┌────────
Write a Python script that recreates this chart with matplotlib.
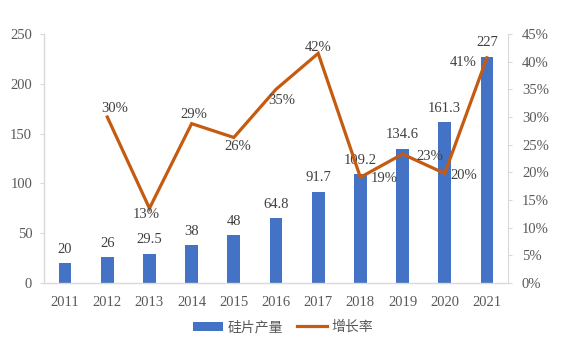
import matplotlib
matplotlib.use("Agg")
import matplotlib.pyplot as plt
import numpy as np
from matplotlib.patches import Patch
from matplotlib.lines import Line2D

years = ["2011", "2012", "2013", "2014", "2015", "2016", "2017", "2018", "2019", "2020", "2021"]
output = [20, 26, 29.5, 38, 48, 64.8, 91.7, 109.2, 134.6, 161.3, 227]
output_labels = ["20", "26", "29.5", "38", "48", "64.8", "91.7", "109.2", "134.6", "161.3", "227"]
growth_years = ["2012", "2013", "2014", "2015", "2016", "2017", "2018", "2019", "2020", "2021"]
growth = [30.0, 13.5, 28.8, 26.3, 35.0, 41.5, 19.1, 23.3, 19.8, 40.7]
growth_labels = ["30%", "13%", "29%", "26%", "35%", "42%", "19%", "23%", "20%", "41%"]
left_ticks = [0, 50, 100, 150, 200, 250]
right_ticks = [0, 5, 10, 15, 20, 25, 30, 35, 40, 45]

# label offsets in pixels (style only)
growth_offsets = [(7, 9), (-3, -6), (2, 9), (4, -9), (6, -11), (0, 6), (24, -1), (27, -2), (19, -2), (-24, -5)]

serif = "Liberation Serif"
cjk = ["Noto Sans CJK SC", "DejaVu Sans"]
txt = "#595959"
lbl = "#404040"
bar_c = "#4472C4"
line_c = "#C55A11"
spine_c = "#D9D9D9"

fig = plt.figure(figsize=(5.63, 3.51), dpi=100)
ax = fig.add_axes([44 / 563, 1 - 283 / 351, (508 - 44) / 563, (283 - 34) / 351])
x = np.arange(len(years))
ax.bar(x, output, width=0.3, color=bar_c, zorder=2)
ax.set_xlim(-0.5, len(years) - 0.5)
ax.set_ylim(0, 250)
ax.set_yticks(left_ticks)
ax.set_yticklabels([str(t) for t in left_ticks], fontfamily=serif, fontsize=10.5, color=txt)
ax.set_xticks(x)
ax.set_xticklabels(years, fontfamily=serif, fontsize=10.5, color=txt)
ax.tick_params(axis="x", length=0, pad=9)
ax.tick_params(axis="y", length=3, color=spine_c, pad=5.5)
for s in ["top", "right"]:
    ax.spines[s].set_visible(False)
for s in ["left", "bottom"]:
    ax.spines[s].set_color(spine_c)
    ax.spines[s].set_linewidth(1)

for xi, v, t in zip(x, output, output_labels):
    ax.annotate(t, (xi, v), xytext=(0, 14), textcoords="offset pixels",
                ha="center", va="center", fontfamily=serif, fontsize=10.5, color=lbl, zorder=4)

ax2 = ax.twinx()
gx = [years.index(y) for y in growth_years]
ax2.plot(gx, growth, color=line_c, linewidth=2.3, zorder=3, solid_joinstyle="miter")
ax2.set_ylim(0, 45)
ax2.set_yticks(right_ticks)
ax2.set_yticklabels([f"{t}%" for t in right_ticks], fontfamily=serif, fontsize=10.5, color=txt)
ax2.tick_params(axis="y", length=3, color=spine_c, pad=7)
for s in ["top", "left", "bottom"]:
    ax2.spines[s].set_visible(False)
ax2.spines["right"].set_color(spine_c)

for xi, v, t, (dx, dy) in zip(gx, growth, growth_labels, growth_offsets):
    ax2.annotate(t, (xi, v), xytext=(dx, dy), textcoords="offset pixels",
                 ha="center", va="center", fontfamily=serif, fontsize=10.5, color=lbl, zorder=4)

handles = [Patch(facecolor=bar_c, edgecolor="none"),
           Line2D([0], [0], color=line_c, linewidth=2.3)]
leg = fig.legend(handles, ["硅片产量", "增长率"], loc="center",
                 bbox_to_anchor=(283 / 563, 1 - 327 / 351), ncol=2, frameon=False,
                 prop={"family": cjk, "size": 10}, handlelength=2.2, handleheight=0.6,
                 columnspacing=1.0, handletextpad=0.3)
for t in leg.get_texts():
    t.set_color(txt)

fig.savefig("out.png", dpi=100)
└────────
┌────────
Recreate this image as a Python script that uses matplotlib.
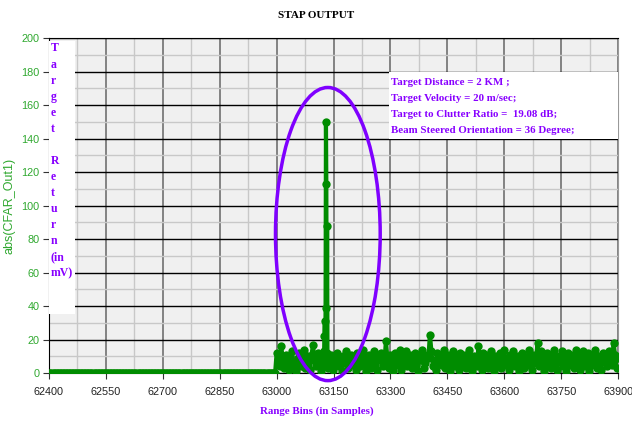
└────────
# Problem:
Make an exact copy of the lines from the one holding "Write a Python" through the one holding "from matplotlib.lines import Line2D", end lines included, without the pictures.

# Right answer:
Write a Python script that recreates this chart with matplotlib.
import matplotlib
matplotlib.use("Agg")
import matplotlib.pyplot as plt
import numpy as np
from matplotlib.patches import Patch
from matplotlib.lines import Line2D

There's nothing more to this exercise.